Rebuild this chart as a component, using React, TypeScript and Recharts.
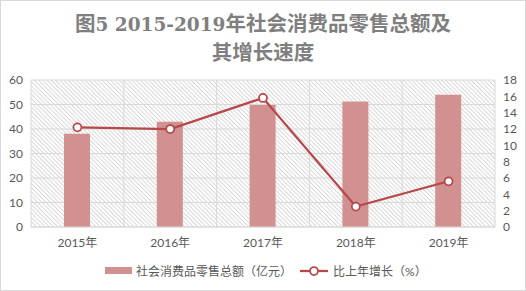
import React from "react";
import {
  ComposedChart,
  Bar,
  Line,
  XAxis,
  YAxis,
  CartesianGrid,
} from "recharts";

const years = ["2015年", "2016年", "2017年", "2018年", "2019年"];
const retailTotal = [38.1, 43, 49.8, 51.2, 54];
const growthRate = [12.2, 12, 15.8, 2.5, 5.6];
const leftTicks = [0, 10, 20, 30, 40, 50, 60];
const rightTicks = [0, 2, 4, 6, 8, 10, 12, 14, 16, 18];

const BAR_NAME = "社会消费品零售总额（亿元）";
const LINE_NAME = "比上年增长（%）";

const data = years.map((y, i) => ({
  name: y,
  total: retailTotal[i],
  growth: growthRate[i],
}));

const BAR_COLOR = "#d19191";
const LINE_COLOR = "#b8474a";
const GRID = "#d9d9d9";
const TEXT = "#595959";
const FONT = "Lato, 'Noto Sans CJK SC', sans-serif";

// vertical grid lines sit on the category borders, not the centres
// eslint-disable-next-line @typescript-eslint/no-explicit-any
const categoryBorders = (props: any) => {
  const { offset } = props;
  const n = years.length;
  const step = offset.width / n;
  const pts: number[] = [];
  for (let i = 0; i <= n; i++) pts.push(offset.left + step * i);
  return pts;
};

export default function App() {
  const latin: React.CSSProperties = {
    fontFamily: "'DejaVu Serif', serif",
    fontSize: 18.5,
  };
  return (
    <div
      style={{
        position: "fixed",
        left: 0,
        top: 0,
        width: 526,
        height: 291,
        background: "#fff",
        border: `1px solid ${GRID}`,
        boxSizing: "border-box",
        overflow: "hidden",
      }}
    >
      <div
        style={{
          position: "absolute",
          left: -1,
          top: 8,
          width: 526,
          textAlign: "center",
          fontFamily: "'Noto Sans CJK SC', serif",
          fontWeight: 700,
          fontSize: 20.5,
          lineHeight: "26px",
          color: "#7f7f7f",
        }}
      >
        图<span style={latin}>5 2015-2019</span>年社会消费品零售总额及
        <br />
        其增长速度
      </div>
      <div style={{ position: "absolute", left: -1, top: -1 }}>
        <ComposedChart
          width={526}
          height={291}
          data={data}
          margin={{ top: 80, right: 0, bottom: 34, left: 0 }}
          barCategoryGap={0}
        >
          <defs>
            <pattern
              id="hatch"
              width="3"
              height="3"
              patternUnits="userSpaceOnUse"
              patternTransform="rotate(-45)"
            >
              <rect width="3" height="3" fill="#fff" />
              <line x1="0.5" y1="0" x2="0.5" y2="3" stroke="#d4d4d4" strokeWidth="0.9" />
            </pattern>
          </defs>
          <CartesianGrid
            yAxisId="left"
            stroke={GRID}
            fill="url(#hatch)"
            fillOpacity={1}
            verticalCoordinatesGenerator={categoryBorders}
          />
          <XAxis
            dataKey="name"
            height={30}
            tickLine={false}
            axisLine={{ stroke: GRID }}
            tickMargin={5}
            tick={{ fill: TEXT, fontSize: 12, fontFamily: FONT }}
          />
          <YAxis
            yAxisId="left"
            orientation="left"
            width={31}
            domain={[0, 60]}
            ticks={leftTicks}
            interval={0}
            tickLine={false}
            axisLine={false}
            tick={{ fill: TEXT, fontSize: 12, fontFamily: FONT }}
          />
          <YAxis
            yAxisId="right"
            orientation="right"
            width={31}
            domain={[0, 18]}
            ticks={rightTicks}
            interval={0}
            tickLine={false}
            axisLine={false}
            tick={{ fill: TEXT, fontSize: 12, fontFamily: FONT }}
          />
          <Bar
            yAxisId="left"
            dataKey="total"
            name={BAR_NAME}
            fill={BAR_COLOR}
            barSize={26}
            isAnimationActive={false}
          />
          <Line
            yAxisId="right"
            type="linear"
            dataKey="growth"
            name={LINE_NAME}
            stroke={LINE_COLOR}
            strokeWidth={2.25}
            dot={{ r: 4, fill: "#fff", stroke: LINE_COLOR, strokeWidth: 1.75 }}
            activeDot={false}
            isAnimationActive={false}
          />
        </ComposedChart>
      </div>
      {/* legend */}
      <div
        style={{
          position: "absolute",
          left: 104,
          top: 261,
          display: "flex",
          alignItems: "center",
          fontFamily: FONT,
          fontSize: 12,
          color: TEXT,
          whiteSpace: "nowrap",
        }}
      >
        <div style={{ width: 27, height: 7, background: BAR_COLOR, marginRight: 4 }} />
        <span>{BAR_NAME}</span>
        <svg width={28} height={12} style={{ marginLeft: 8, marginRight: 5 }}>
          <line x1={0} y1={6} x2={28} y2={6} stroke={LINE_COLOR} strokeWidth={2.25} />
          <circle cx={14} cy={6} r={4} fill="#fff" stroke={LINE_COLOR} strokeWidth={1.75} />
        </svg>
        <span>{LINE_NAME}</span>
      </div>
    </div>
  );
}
-- -- --
| OBJECTIVE |
Extract every line above containing the word "React".

| SOLUTION TO THE PROBLEM |
Rebuild this chart as a component, using React, TypeScript and Recharts.
import React from "react";
  const latin: React.CSSProperties = {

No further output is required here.